▸ Exercise task
Reading the listing below, count the lines that contain the word "this" and give that count alone.

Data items
⟨

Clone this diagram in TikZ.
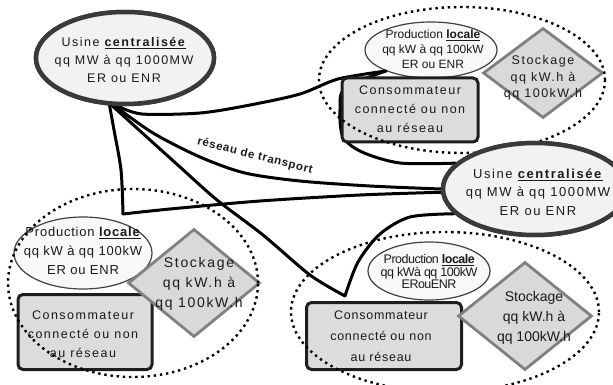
\documentclass[tikz,border=0pt]{standalone}
\usepackage{fontspec}
\setmainfont{Liberation Sans}
\newfontfamily\lsans[LetterSpace=12]{Liberation Sans}
\newfontfamily\msans[LetterSpace=6]{Liberation Sans}
\newfontfamily\csans[LetterSpace=-4]{Liberation Sans}
\usetikzlibrary{positioning, shapes.geometric}
\definecolor{usinetrait}{HTML}{3A3A3A}
\definecolor{usinefond}{HTML}{F2F2F2}
\definecolor{prodtrait}{HTML}{404040}
\definecolor{prodfond}{HTML}{F8F8F8}
\definecolor{stocktrait}{HTML}{808080}
\definecolor{stockfond}{HTML}{D9D9D9}
\definecolor{constrait}{HTML}{1E1E1E}
\definecolor{consfond}{HTML}{DCDCDC}
\definecolor{texte}{HTML}{1A1A1A}

\begin{document}
\begin{tikzpicture}[
    x=1pt, y=-1pt,
    usine/.style={ellipse, draw=usinetrait, line width=4.5pt, fill=usinefond, inner sep=0pt},
    prod/.style={ellipse, draw=prodtrait, line width=1.2pt, fill=prodfond, inner sep=0pt},
    stock/.style={diamond, draw=stocktrait, line width=2.8pt, fill=stockfond, inner sep=0pt},
    cons/.style={rectangle, rounded corners=5pt, draw=constrait, line width=3pt, fill=consfond, inner sep=0pt},
    zone/.style={ellipse, draw=black, line width=2.4pt, dash pattern=on 2.4pt off 3.8pt, inner sep=0pt},
    wire/.style={draw=black, line width=3pt, line join=round, line cap=round},
    txt/.style={align=center, inner sep=0pt, text=texte},
]
\useasboundingbox (0,0) rectangle (613,385);

% Reseau de transport (under everything)
\coordinate (jonctionBL) at (123,214);
\coordinate (jonctionBR) at (345,296);

\node[usine, minimum width=178, minimum height=92] (usineA) at (125,58) {};
\node[usine, minimum width=184, minimum height=92] (usineB) at (535,189) {};
\node[prod, minimum width=132, minimum height=56] (prodTR) at (431,50) {};
\node[prod, minimum width=138, minimum height=72] (prodBL) at (83,253) {};
\node[prod, minimum width=122, minimum height=58] (prodBR) at (429,271) {};

\draw[wire] plot[smooth, tension=0.5] coordinates {(usineA.262) (142,114) (200,113) (250,105) (300,94) (338,79) (prodTR.205)};
\draw[wire] plot[smooth, tension=0.5] coordinates {(usineA.258) (153,133) (200,157) (245,173) (300,181) (370,186) (usineB.west)};
\draw[wire] plot[smooth, tension=0.5] coordinates {(usineA.255) (180,167) (217,200) (263,235) (310,275) (jonctionBR)};
\draw[wire] plot[smooth, tension=0.5] coordinates {(usineA.252) (114,130) (121,170) (jonctionBL)};
\draw[wire] plot[smooth, tension=0.5] coordinates {(jonctionBL) (170,209) (260,201) (360,195) (usineB.182)};
\draw[wire] plot[smooth, tension=0.5] coordinates {(usineB.162) (400,163) (362,152) (343,137) (340,110) (345,88) (prodTR.205)};
\draw[wire] plot[smooth, tension=0.5] coordinates {(usineB.197) (410,217) (380,234) (358,262) (jonctionBR)};

\node[font=\bfseries\msans\fontsize{11.5}{12}\selectfont, rotate=-14, txt] (reseau) at (255,156) {réseau de transport};

% Sites locaux
\node[cons, minimum width=136, minimum height=64] (consTR) at (410,110) {};
\node[cons, minimum width=134, minimum height=75] (consBL) at (85,332) {};
\node[cons, minimum width=155, minimum height=67] (consBR) at (384,336) {};
\node[stock, minimum width=120, minimum height=90] (stockTR) at (543,73) {};
\node[stock, minimum width=132, minimum height=108] (stockBL) at (194,283) {};
\node[stock, minimum width=134, minimum height=108] (stockBR) at (525,316) {};

% Zones en pointille
\foreach \nom/\x/\y/\w/\h in {TR/462/80/286/146, BL/133/283/250/188, BR/445/312/308/160}
    \node[zone, minimum width=\w, minimum height=\h] (zone\nom) at (\x,\y) {};

% Usines par-dessus
\node[usine, minimum width=178, minimum height=92] at (usineA) {};
\node[usine, minimum width=184, minimum height=92] at (usineB) {};

% Textes
\node[txt, font=\lsans\fontsize{12.5}{18}\selectfont] (usineAtxt) at (124,60) {Usine \underline{\textbf{centralisée}}\\qq MW à qq 1000MW\\ER ou ENR};
\node[txt, font=\lsans\fontsize{13}{18.5}\selectfont] (usineBtxt) at (538,192) {Usine \underline{\textbf{centralisée}}\\qq MW à qq 1000MW\\ER ou ENR};
\node[txt, font=\fontsize{12}{15}\selectfont] (prodTRtxt) at (433,49) {Production \underline{\textbf{locale}}\\qq kW à qq 100kW\\ER ou ENR};
\node[txt, font=\msans\fontsize{13}{19}\selectfont] (prodBLtxt) at (83,251) {Production \underline{\textbf{locale}}\\qq kW à qq 100kW\\ER ou ENR};
\node[txt, font=\csans\fontsize{12.5}{12.5}\selectfont] (prodBRtxt) at (429,272) {Production \underline{\textbf{locale}}\\qq kWà qq 100kW\\ERouENR};
\node[txt, font=\lsans\fontsize{12.5}{16.5}\selectfont] (stockTRtxt) at (543,78) {Stockage\\qq kW.h à\\qq 100kW.h};
\node[txt, font=\lsans\fontsize{14}{20}\selectfont] (stockBLtxt) at (199,284) {Stockage\\qq kW.h à\\qq 100kW.h};
\node[txt, font=\fontsize{14}{20}\selectfont] (stockBRtxt) at (534,318) {Stockage\\qq kW.h à\\qq 100kW.h};
\node[txt, font=\lsans\fontsize{12.5}{19}\selectfont] (consTRtxt) at (410,109) {Consommateur\\connecté ou non\\au réseau};
\node[txt, font=\lsans\fontsize{12.5}{19}\selectfont] (consBLtxt) at (83,334) {Consommateur\\connecté ou non\\au réseau};
\node[txt, font=\msans\fontsize{12.5}{21}\selectfont] (consBRtxt) at (381,336) {Consommateur\\connecté ou non\\au réseau};

\end{tikzpicture}
\end{document}
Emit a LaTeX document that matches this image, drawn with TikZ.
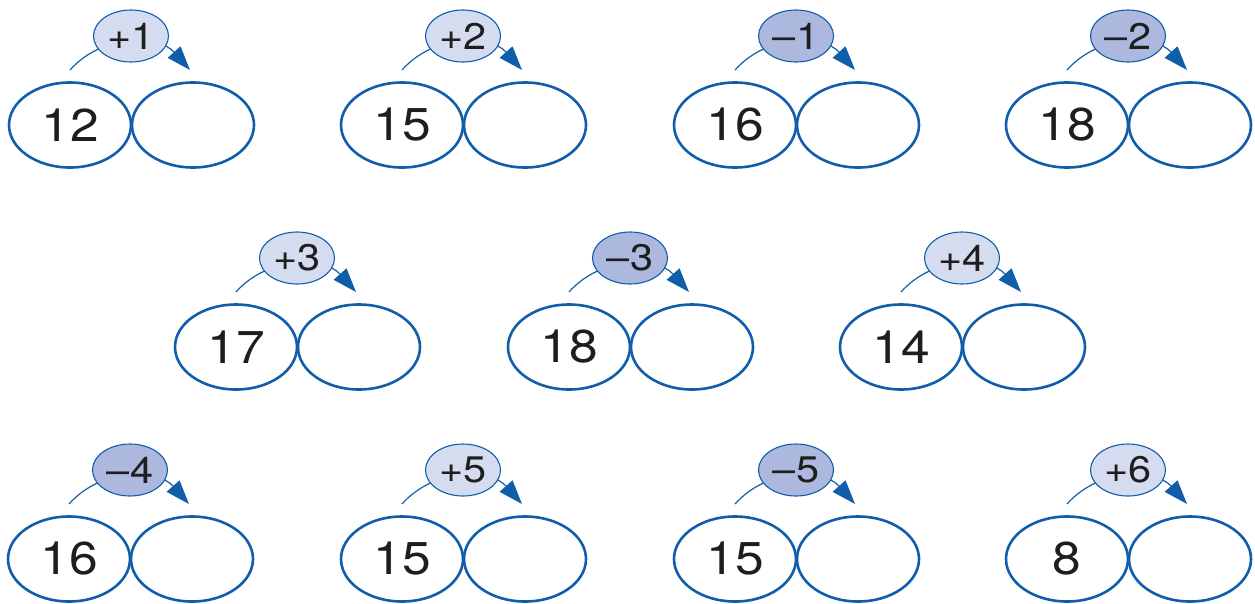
\documentclass[tikz,border=0pt]{standalone}
\usepackage{fontspec}
\setmainfont{TeX Gyre Heros}[FakeStretch=1.12]
\usetikzlibrary{shapes.geometric,arrows.meta}
\definecolor{ringblue}{RGB}{16,94,170}
\definecolor{oplight}{RGB}{214,220,240}
\definecolor{opdark}{RGB}{172,184,222}
\definecolor{numink}{RGB}{30,30,30}
\tikzset{
  numring/.style={ellipse,draw=ringblue,line width=2.6pt,minimum width=122pt,minimum height=85pt,inner sep=0pt,
    font=\fontsize{46}{48}\selectfont,text=numink},
  opring/.style={ellipse,draw=ringblue,line width=1.1pt,minimum width=75pt,minimum height=52pt,inner sep=0pt,
    font=\fontsize{37}{40}\selectfont,text=numink},
  hop/.style={draw=ringblue,line width=1.2pt,-{Triangle[length=24pt,width=17pt]}}
}
\newcommand{\hopunit}[6]{%
  \node[numring] (#1a) at (#2,#3) {#4};
  \node[numring] (#1b) at (#2+123,#3) {};
  \coordinate (#1s) at (#2,#3-55);
  \coordinate (#1e) at (#2+120,#3-55);
  \draw[hop] (#1s) .. controls +(32,-36) and +(-32,-36) .. (#1e);
  \node[opring,fill=#6] (#1o) at (#2+61,#3-89) {#5};
}
\begin{document}
\begin{tikzpicture}[x=1pt,y=-1pt]
\useasboundingbox (0,0) rectangle (1255,603);
\clip (0,0) rectangle (1255,603);
\hopunit{p}{70}{125}{12}{+1}{oplight}
\hopunit{q}{402}{125}{15}{+2}{oplight}
\hopunit{r}{735}{125}{16}{–1}{opdark}
\hopunit{s}{1067}{125}{18}{–2}{opdark}
\hopunit{t}{236}{347}{17}{+3}{oplight}
\hopunit{u}{569}{347}{18}{–3}{opdark}
\hopunit{v}{901}{347}{14}{+4}{oplight}
\hopunit{w}{69}{559}{16}{–4}{opdark}
\hopunit{x}{402}{559}{15}{+5}{oplight}
\hopunit{y}{735}{559}{15}{–5}{opdark}
\hopunit{z}{1067}{559}{8}{+6}{oplight}
\end{tikzpicture}
\end{document}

⟩

▸ Response to the exercise
2